Recurring revenue came in at €49 million, dropping 8%. Revenue share slipped 13% due to Brazilian regulation, but CPM-based income rose 13%, helped by the Playmaker Capital acquisition. Subscription revenue stayed flat compared to last year.
EBITDA before special items was €22 million, a 24% decline year-on-year. This gives an EBITDA margin of 27% for Q1. Operating cash flow before special items reached €21 million, with a 93% conversion rate.
Costs fell by €5 million, or 8%, as part of the ongoing €50 million efficiency program. When adjusted for currency effects and acquisitions, the total cost reduction compared to last year was €9 million. More than €5 million in savings came from staff and operations.
The Brazilian market is showing strong player retention and migration, despite slower user acquisition due to ad restrictions. Revenue there hit €10 million, and CPM sales outperformed expectations, with inventory sold out.
In North America, revenue dropped €11 million compared to Q1 2024. This decline is mainly due to last year’s North Carolina launch and reduced US partner activity. Revenue share from the region is expected to bring in €10–15 million for the full year.
Better Collective added 316,000 new depositing customers in Q1, down 30% from the same period last year. About 80% of these came through revenue share agreements. South America outside Brazil showed some positive development.

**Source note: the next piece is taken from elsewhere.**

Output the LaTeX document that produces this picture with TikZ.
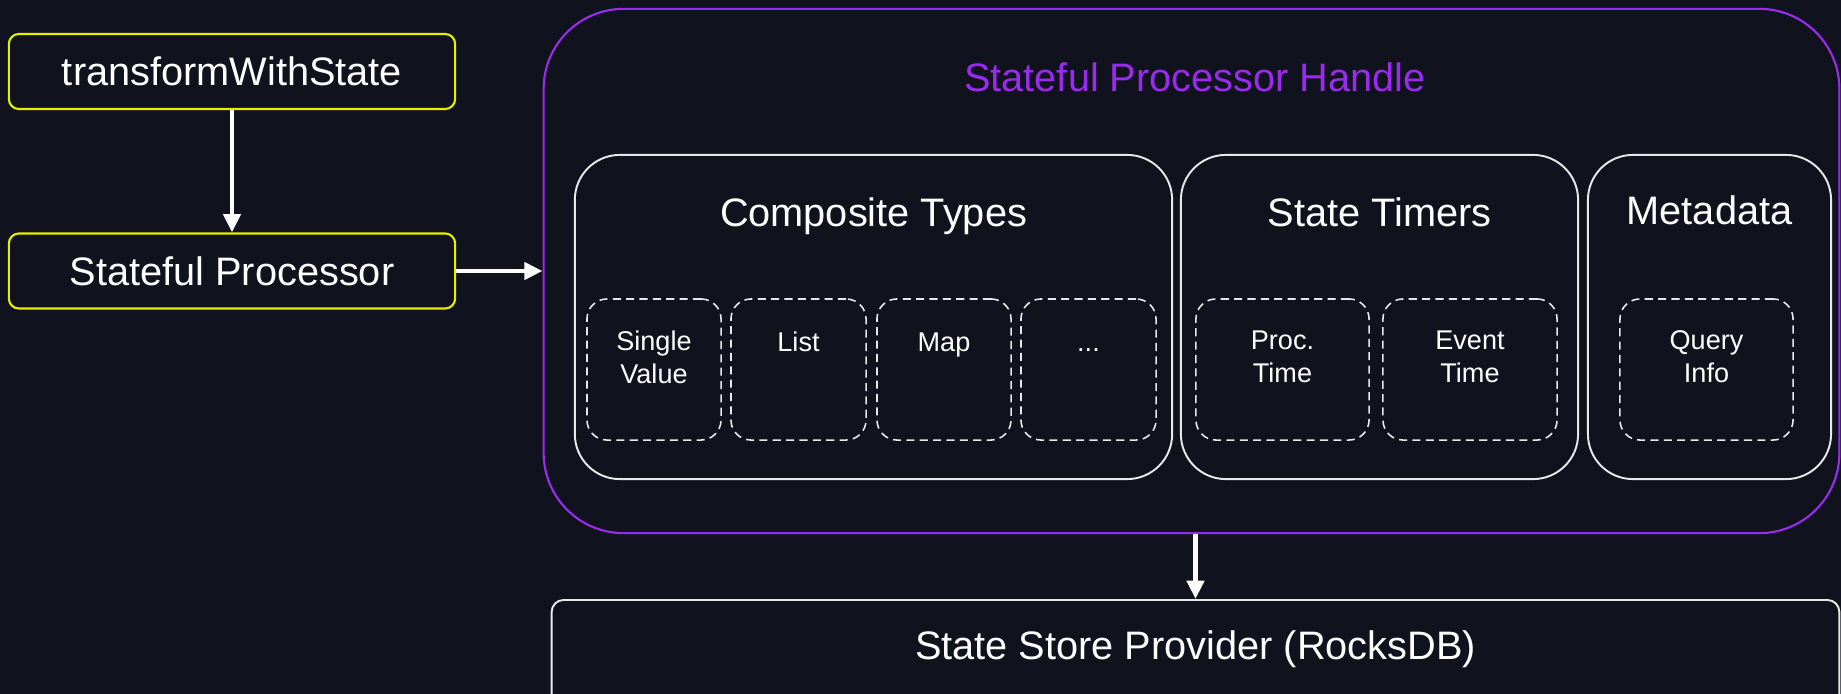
\documentclass[tikz,border=0pt]{standalone}
\usepackage{fontspec}
\setmainfont{Liberation Sans}
\usetikzlibrary{arrows.meta,calc}

\definecolor{bgnavy}{HTML}{10131E}
\definecolor{procyellow}{HTML}{E4F000}
\definecolor{handlepurple}{HTML}{9A2BEE}
\definecolor{boxwhite}{HTML}{E8E8E8}

\begin{document}
\begin{tikzpicture}[x=0.01cm, y=-0.01cm,
  bigtext/.style={font=\fontsize{11.3}{13.5}\selectfont, text=white, inner sep=0pt},
  smalltext/.style={font=\fontsize{7.7}{9.3}\selectfont, text=white, align=center, anchor=north, inner sep=0pt},
  oneline/.style={text height=5.8pt},
  opbox/.style={draw=procyellow, line width=0.6pt, rounded corners=0.1cm, minimum width=4.46cm, minimum height=0.75cm, bigtext},
  groupbox/.style={draw=boxwhite, line width=0.55pt, rounded corners=0.45cm, minimum height=3.24cm},
  itembox/.style={draw=boxwhite, line width=0.45pt, dash pattern=on 2.3pt off 1.5pt, rounded corners=0.2cm, minimum height=1.41cm},
  flow/.style={draw=white, line width=1.3pt, -{Triangle[length=5.2pt, width=4.8pt]}}
]
  % page and background
  \useasboundingbox (0,0) rectangle (1841,694);
  \clip (0,0) rectangle (1841,694);
  \fill[bgnavy] (0,0) rectangle (1841,694);

  % operators on the left
  \node[opbox] (tws) at (232,71.5) {transformWithState};
  \node[opbox] (sp) at (232,271) {Stateful Processor};

  % the handle and its title
  \node[draw=handlepurple, line width=0.6pt, rounded corners=0.8cm, minimum width=12.95cm, minimum height=5.24cm] (handle) at (1191.5,271) {};
  \node[bigtext, text=handlepurple, anchor=base] (handle-title) at ($(handle.north)+(3.5,84)$) {Stateful Processor Handle};

  % groups inside the handle
  \node[groupbox, minimum width=5.97cm] (comp) at (873.5,317) {};
  \node[groupbox, minimum width=3.97cm] (timers) at (1379.5,317) {};
  \node[groupbox, minimum width=2.43cm] (meta) at (1709.5,317) {};

  \node[bigtext, anchor=base] (comp-title) at ($(comp.north)+(0,73)$) {Composite Types};
  \node[bigtext, anchor=base] (timers-title) at ($(timers.north)+(0,73)$) {State Timers};
  \node[bigtext, anchor=base] (meta-title) at ($(meta.north)+(0,71)$) {Metadata};

  % dashed items
  \node[itembox, minimum width=1.34cm] (single) at (654,369.5) {};
  \node[itembox, minimum width=1.35cm] (list) at (798.5,369.5) {};
  \node[itembox, minimum width=1.34cm] (map) at (944,369.5) {};
  \node[itembox, minimum width=1.35cm] (more) at (1088.5,369.5) {};
  \node[itembox, minimum width=1.73cm] (proc) at (1282.5,369.5) {};
  \node[itembox, minimum width=1.74cm] (event) at (1470,369.5) {};
  \node[itembox, minimum width=1.73cm] (query) at (1706.5,369.5) {};

  % item labels, top aligned
  \node[smalltext] (single-text) at ($(single.north)+(0,32)$) {Single\\Value};
  \node[smalltext, oneline] (list-text) at ($(list.north)+(0,32)$) {List};
  \node[smalltext, oneline] (map-text) at ($(map.north)+(0,32)$) {Map};
  \node[smalltext, oneline] (more-text) at ($(more.north)+(0,32)$) {...};
  \node[smalltext] (proc-text) at ($(proc.north)+(0,32)$) {Proc.\\Time};
  \node[smalltext] (event-text) at ($(event.north)+(0,32)$) {Event\\Time};
  \node[smalltext] (query-text) at ($(query.north)+(0,32)$) {Query\\Info};

  % state store at the bottom
  \node[draw=boxwhite, line width=0.55pt, rounded corners=0.12cm, minimum width=12.87cm, minimum height=1.2cm] (store) at (1195.5,660) {};
  \node[bigtext, anchor=base] (store-text) at ($(store.north)+(0,60)$) {State Store Provider (RocksDB)};

  % connectors
  \draw[flow] (tws) -- (sp);
  \draw[flow] (sp) -- (handle);
  \draw[flow] (handle.south -| store.north) -- (store.north);
\end{tikzpicture}
\end{document}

A new €10 million share buyback has been announced, following the completion of a previous program in April. Capital reserves stood at €90 million by the end of March, including €25 million in cash and €65 million in unused credit facilities.
As of April, the company reorganized into three global business units: Publishing, Paid Media, and Esports. This shift away from geography-based management aims to scale operations more efficiently and reduce complexity.
A Co-CEO structure was introduced with Christian Kirk Rasmussen joining Jesper Søgaard in leadership. Sofie Ejlersen was named COO to oversee the organizational transformation. Esports will be reported separately from Q2 2025 onward.